Short solutions:

- Div2A: How many times do we need to do a cyclic shift to consider all possible ones? Afterwards, what data structure allows us to easily check number of distinct elements?
- Div2B: Imagine the process in reverse. What types of identical shapes can I get if I cut a rectangle into two pieces? Remember, pieces cannot be rotated or flipped.
- Div2C / Div1A: How do we handle components with special nodes? What do we do with the ones without special nodes?
- Div2D / Div1B: We don't get many questions, so is there a way to "parallelize" questions? Another approach, can we split up the condition i != j somehow using bits?
- Div2E / Div1C: First, somehow reduce it so r_i,b_i <= n. Now, we can bound the excess tokens by a small number, so we can do bitmask dp from here.
- Div1D: The optimal circle must touch a blue point. Now, either consider the inversion, or do a binary search
- Div1E: What makes a list good? How fast can we do this check, and how many times do we need to do this check?

Long solutions:

## Hongcow Learns the Cyclic Shift

We only need to consider at most |s| cyclic shifts (since |s| cyclic shifts returns us back to the original string).

So, we can put these all in a set, and return the size of the set.

**code**

## Hongcow Solves A Puzzle

I really apologize for the ambiguity of this problem. We worked hard to make it concise and accurate, but we left out too many details.

Basically, the idea is we want to overlay two of these pieces together so that no square has more than 1 X, and the region of X's forms a rectangle.

Now for the solution:

First, let's look at it backwards. I have a rectangle, and I cut it in two pieces. These two pieces have the same exact shape. What shapes can I form?

A necessary and sufficient condition is that the piece itself is a rectangle itself! There are a few ways to check this. One is, find the min/max x/y coordinates, and make sure the number of X's match the bounding box of all the points.

**code**

## Hongcow Builds a Nation

First, let's make all connected components cliques. This graph is still stable.

Now, there are some components without special nodes. Where should we connect them?

If there is a component with size A and a component with size B, we can add A*B edges if we connect these two components. So, it makes sense to choose the largest component.

**code**

## Hongcow's Game

For the bits solution: We want to create 20 questions where for every i != j, there exists a question

that contains j and not i, and also a qusetion that contains i and not j. If we can do this, we can find the min for each row.

Note that i != j implies that there exists a bit index where i and j differ.
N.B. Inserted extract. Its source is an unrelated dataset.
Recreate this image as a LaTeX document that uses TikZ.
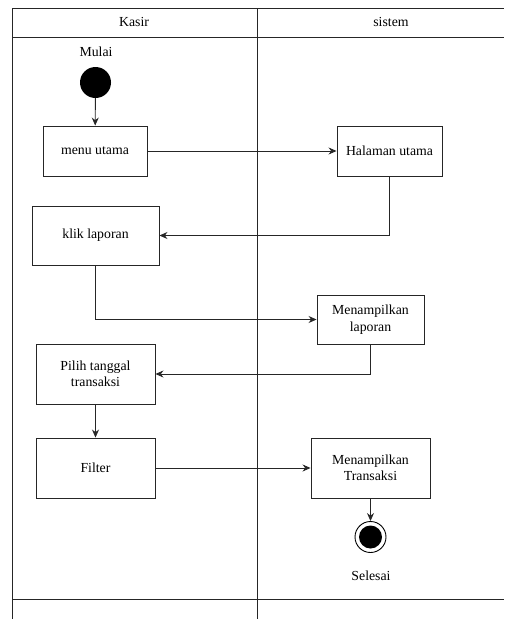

So, let's ask 2 questions for each bit position, one where all indices have a value of 0 in that position, and one where all indices have a value of 1 in that position. This is a total of at most 20 questions, and we can show that this satisfies the condition above, so this solves the problem.

Parallelization will basically reduce to the above solution, but is another way of looking at the problem.

First, let's ask {1,2,...,n/2} and {n/2+1,...,n} This handles the case where the min lies on the opposite half.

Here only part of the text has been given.